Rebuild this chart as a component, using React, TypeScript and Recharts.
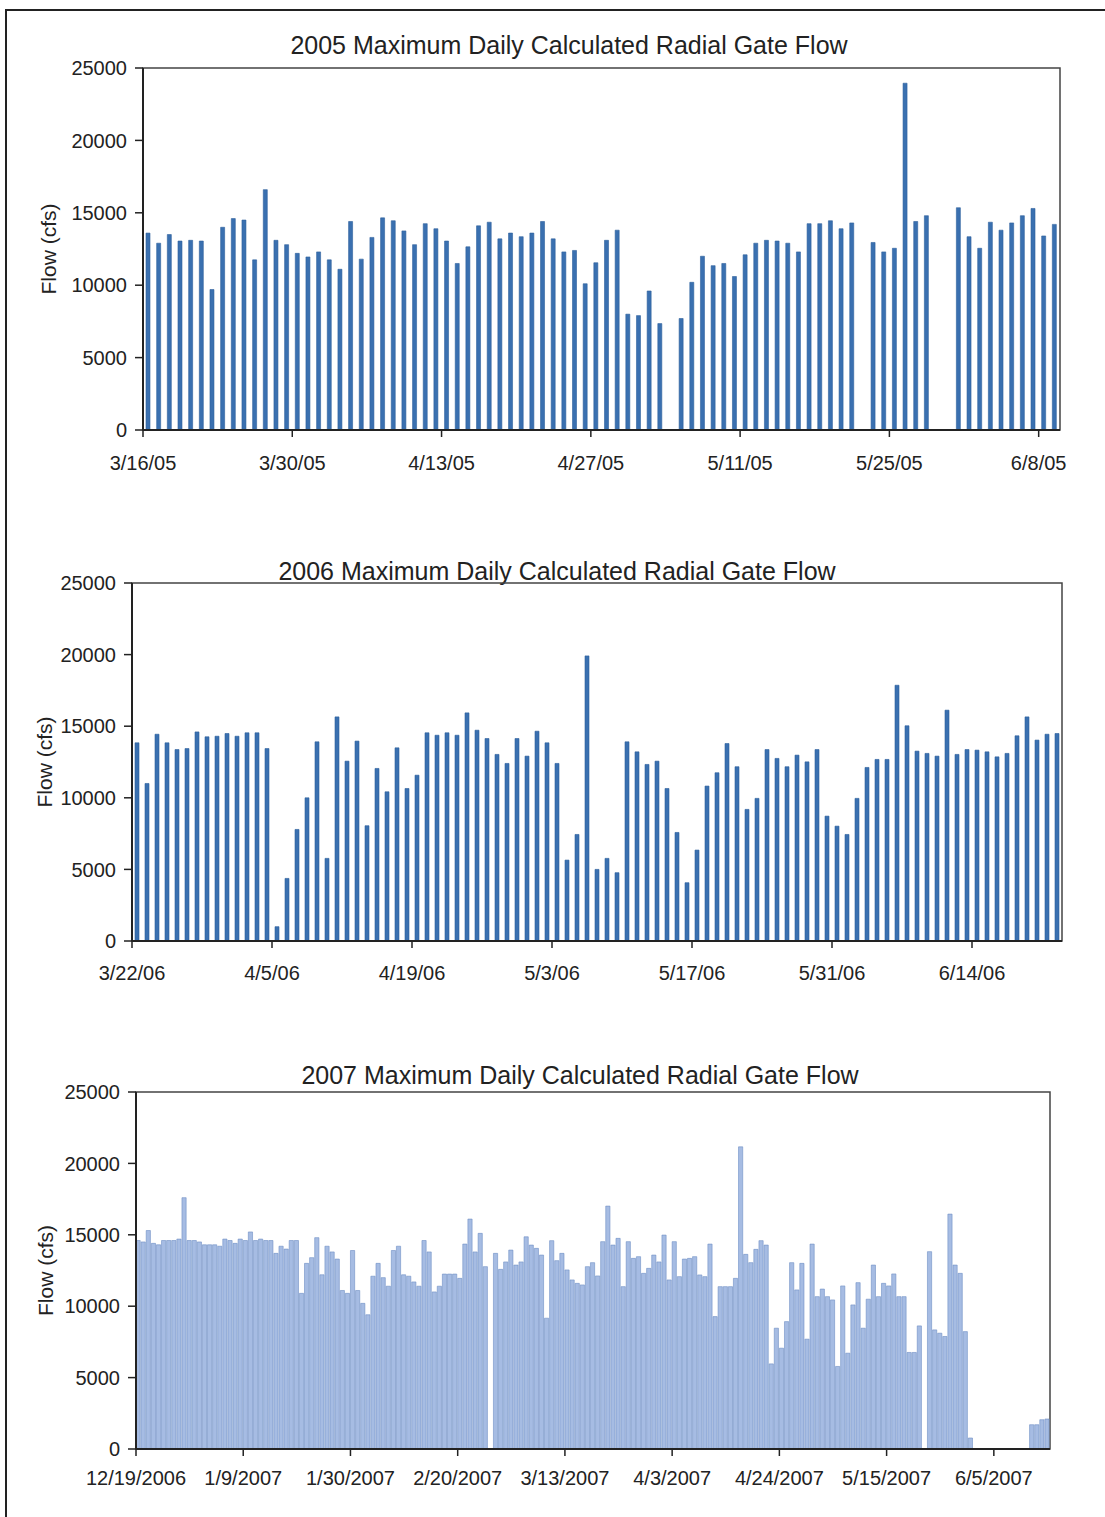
import React from 'react';
import { BarChart, Bar, XAxis, YAxis, ReferenceArea, Label } from 'recharts';

const FONT = '"Liberation Sans", Arial, sans-serif';

// 2005 season, one value per day from 3/16/05 (null = no data)
const flow2005 = [
  13600, 12900, 13500, 13050, 13100, 13050, 9700, 14000, 14600, 14500,
  11750, 16600, 13100, 12800, 12200, 11950, 12300, 11750, 11100, 14400,
  11800, 13300, 14650, 14450, 13750, 12800, 14250, 13900, 13050, 11500,
  12650, 14100, 14350, 13200, 13600, 13350, 13600, 14400, 13200, 12300,
  12400, 10100, 11550, 13100, 13800, 8000, 7900, 9600, 7350, null,
  7700, 10200, 12000, 11350, 11500, 10600, 12100, 12900, 13100, 13050,
  12900, 12300, 14250, 14250, 14450, 13900, 14300, null, 12950, 12300,
  12550, 23950, 14400, 14800, null, null, 15350, 13350, 12550, 14350,
  13800, 14300, 14800, 15300, 13400, 14200,
];

// 2006 season, from 3/22/06
const flow2006 = [
  13840, 11000, 14440, 13840, 13370, 13440, 14600, 14260, 14300, 14490,
  14300, 14540, 14540, 13440, 1000, 4370, 7790, 10000, 13910, 5770,
  15650, 12560, 13960, 8050, 12050, 10420, 13490, 10650, 11580, 14540,
  14370, 14540, 14370, 15930, 14720, 14140, 13030, 12400, 14140, 12910,
  14650, 13840, 12400, 5650, 7440, 19910, 5000, 5770, 4770, 13910,
  13210, 12330, 12560, 10650, 7580, 4070, 6350, 10820, 11750, 13790,
  12170, 9190, 9960, 13370, 12750, 12170, 12980, 12510, 13370, 8720,
  8020, 7440, 9960, 12120, 12680, 12680, 17860, 15030, 13260, 13100,
  12910, 16120, 13030, 13370, 13330, 13210, 12860, 13100, 14330, 15650,
  14030, 14440, 14490,
];

// 2007 season, from 12/19/2006
const flow2007 = [
  14600, 14500, 15300, 14400, 14300, 14600, 14600, 14600, 14700, 17600,
  14600, 14600, 14500, 14300, 14300, 14300, 14200, 14700, 14600, 14400,
  14700, 14600, 15200, 14600, 14700, 14600, 14600, 13700, 14200, 14000,
  14600, 14600, 10900, 13000, 13400, 14800, 12200, 14200, 13800, 13300,
  11100, 10900, 13900, 11100, 10200, 9400, 12100, 13000, 12000, 11400,
  13900, 14200, 12200, 12100, 11700, 11400, 14600, 13800, 11000, 11400,
  12250, 12250, 12250, 11950, 14350, 16100, 13800, 15100, 12770, null,
  13700, 12580, 13100, 13930, 12880, 13100, 14860, 14280, 14050, 13580,
  9160, 14590, 13190, 13700, 12540, 11840, 11600, 11490, 12770, 13050,
  12120, 14520, 17010, 14280, 14750, 11370, 14520, 13350, 13470, 12300,
  12650, 13580, 13100, 14980, 11840, 14520, 12070, 13300, 13350, 13470,
  12190, 12070, 14350, 9270, 11370, 11370, 11370, 11950, 21160, 13630,
  13050, 13980, 14590, 14280, 5960, 8460, 7060, 8920, 13050, 11140,
  13000, 7690, 14350, 10670, 11200, 10670, 10440, 5780, 11420, 6710,
  10090, 11650, 8460, 10490, 12880, 10670, 11600, 11420, 12260, 10670,
  10670, 6760, 6760, 8620, null, 13820, 8340, 8110, 7880, 16450,
  12880, 12300, 8220, 770, null, null, null, null, null, null,
  null, null, null, null, null, 1700, 1700, 2050, 2100,
];

const ticks2005 = ['3/16/05', '3/30/05', '4/13/05', '4/27/05', '5/11/05', '5/25/05', '6/8/05'];
const ticks2006 = ['3/22/06', '4/5/06', '4/19/06', '5/3/06', '5/17/06', '5/31/06', '6/14/06'];
const ticks2007 = ['12/19/2006', '1/9/2007', '1/30/2007', '2/20/2007', '3/13/2007', '4/3/2007', '4/24/2007', '5/15/2007', '6/5/2007'];

const yTicks = [0, 5000, 10000, 15000, 20000, 25000];

function dayLabels(year: number, month: number, day: number, n: number, fullYear: boolean) {
  const out: string[] = [];
  for (let i = 0; i < n; i++) {
    const dt = new Date(Date.UTC(year, month, day + i));
    const y = String(dt.getUTCFullYear());
    out.push(`${dt.getUTCMonth() + 1}/${dt.getUTCDate()}/${fullYear ? y : y.slice(2)}`);
  }
  return out;
}

const days2005 = dayLabels(2005, 2, 16, flow2005.length, false);
const days2006 = dayLabels(2006, 2, 22, flow2006.length, false);
const days2007 = dayLabels(2006, 11, 19, flow2007.length, true);

const X_TICK_SIZE = 7;
const X_TICK_MARGIN = 4;

type PanelProps = {
  title: string;
  dates: string[];
  values: (number | null)[];
  ticks: string[];
  top: number;
  height: number;
  plotTop: number;
  plotLeft: number;
  plotRight: number;
  labelDrop: number;
  yLabelX: number;
  titleX: number;
  titleY: number;
  fill: string;
  stroke: string;
  barSize: number;
};

const makeDateTick = (drop: number) => (props: any) => {
  const { x, y, payload } = props;
  const left = x - (payload.offset || 0);
  const axisY = y - X_TICK_SIZE - X_TICK_MARGIN;
  return (
    <g>
      <line x1={left} x2={left} y1={axisY} y2={axisY + X_TICK_SIZE} stroke="#222" strokeWidth={1.5} />
      <text x={left} y={axisY + drop} dy="0.35em" textAnchor="middle" fontSize={20} fill="#222">
        {payload.value}
      </text>
    </g>
  );
};

const makeYLabel = (x: number) => (props: any) => {
  const vb = props.viewBox;
  const cy = vb.y + vb.height / 2;
  return (
    <text x={x} y={cy} transform={`rotate(-90 ${x} ${cy})`} textAnchor="middle" dominantBaseline="central" fontSize={21} fill="#222">
      Flow (cfs)
    </text>
  );
};

function Panel(p: PanelProps) {
  const data = p.dates.map((date, i) => ({ date, flow: p.values[i] }));
  return (
    <div style={{ position: 'absolute', left: 0, top: p.top, width: 1105, height: p.height }}>
      <div
        style={{
          position: 'absolute', left: p.titleX, top: p.titleY, transform: 'translate(-50%, -50%)',
          whiteSpace: 'nowrap', fontSize: 25, color: '#222',
        }}
      >
        {p.title}
      </div>
      <BarChart
        width={1105}
        height={p.height}
        data={data}
        margin={{ top: p.plotTop, right: p.plotRight, bottom: 10, left: 0 }}
      >
        <XAxis
          dataKey="date"
          ticks={p.ticks}
          interval={0}
          tickLine={false}
          tickSize={X_TICK_SIZE}
          tickMargin={X_TICK_MARGIN}
          tick={makeDateTick(p.labelDrop)}
          height={50}
          axisLine={{ stroke: '#222', strokeWidth: 2 }}
        />
        <YAxis
          width={p.plotLeft}
          domain={[0, 25000]}
          ticks={yTicks}
          interval={0}
          tickSize={8}
          tickMargin={8}
          tickLine={{ stroke: '#222', strokeWidth: 1.5 }}
          axisLine={{ stroke: '#222', strokeWidth: 2 }}
          tick={{ fontSize: 20, fill: '#222' }}
        >
          <Label content={makeYLabel(p.yLabelX)} />
        </YAxis>
        <Bar dataKey="flow" fill={p.fill} stroke={p.stroke} strokeWidth={0.6} barSize={p.barSize} isAnimationActive={false} />
        <ReferenceArea y1={0} y2={25000} fill="none" stroke="#444" strokeWidth={1.5} />
      </BarChart>
    </div>
  );
}

export default function App() {
  return (
    <div
      style={{
        position: 'absolute', left: 0, top: 0, width: 1105, height: 1517, overflow: 'hidden',
        background: '#fff', fontFamily: FONT,
      }}
    >
      <div
        style={{
          position: 'absolute', left: 5, top: 9, width: 1200, height: 1600,
          borderTop: '2px solid #222', borderLeft: '2px solid #222',
        }}
      />
      <Panel
        title="2005 Maximum Daily Calculated Radial Gate Flow"
        dates={days2005}
        values={flow2005}
        ticks={ticks2005}
        top={0}
        height={490}
        plotTop={68}
        plotLeft={143}
        plotRight={45}
        labelDrop={33}
        yLabelX={48}
        titleX={569}
        titleY={45}
        fill="#3a70b0"
        stroke="#2d5f9c"
        barSize={4}
      />
      <Panel
        title="2006 Maximum Daily Calculated Radial Gate Flow"
        dates={days2006}
        values={flow2006}
        ticks={ticks2006}
        top={500}
        height={501}
        plotTop={83}
        plotLeft={132}
        plotRight={43}
        labelDrop={32}
        yLabelX={44}
        titleX={557}
        titleY={71}
        fill="#3a70b0"
        stroke="#2d5f9c"
        barSize={4}
      />
      <Panel
        title="2007 Maximum Daily Calculated Radial Gate Flow"
        dates={days2007}
        values={flow2007}
        ticks={ticks2007}
        top={1010}
        height={499}
        plotTop={82}
        plotLeft={136}
        plotRight={55}
        labelDrop={29}
        yLabelX={45}
        titleX={580}
        titleY={65}
        fill="#a6bce3"
        stroke="#6f8fc4"
        barSize={4.2}
      />
    </div>
  );
}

═══

Return each line where "React" shows up.

■ FINISHED ANSWER
Rebuild this chart as a component, using React, TypeScript and Recharts.
import React from 'react';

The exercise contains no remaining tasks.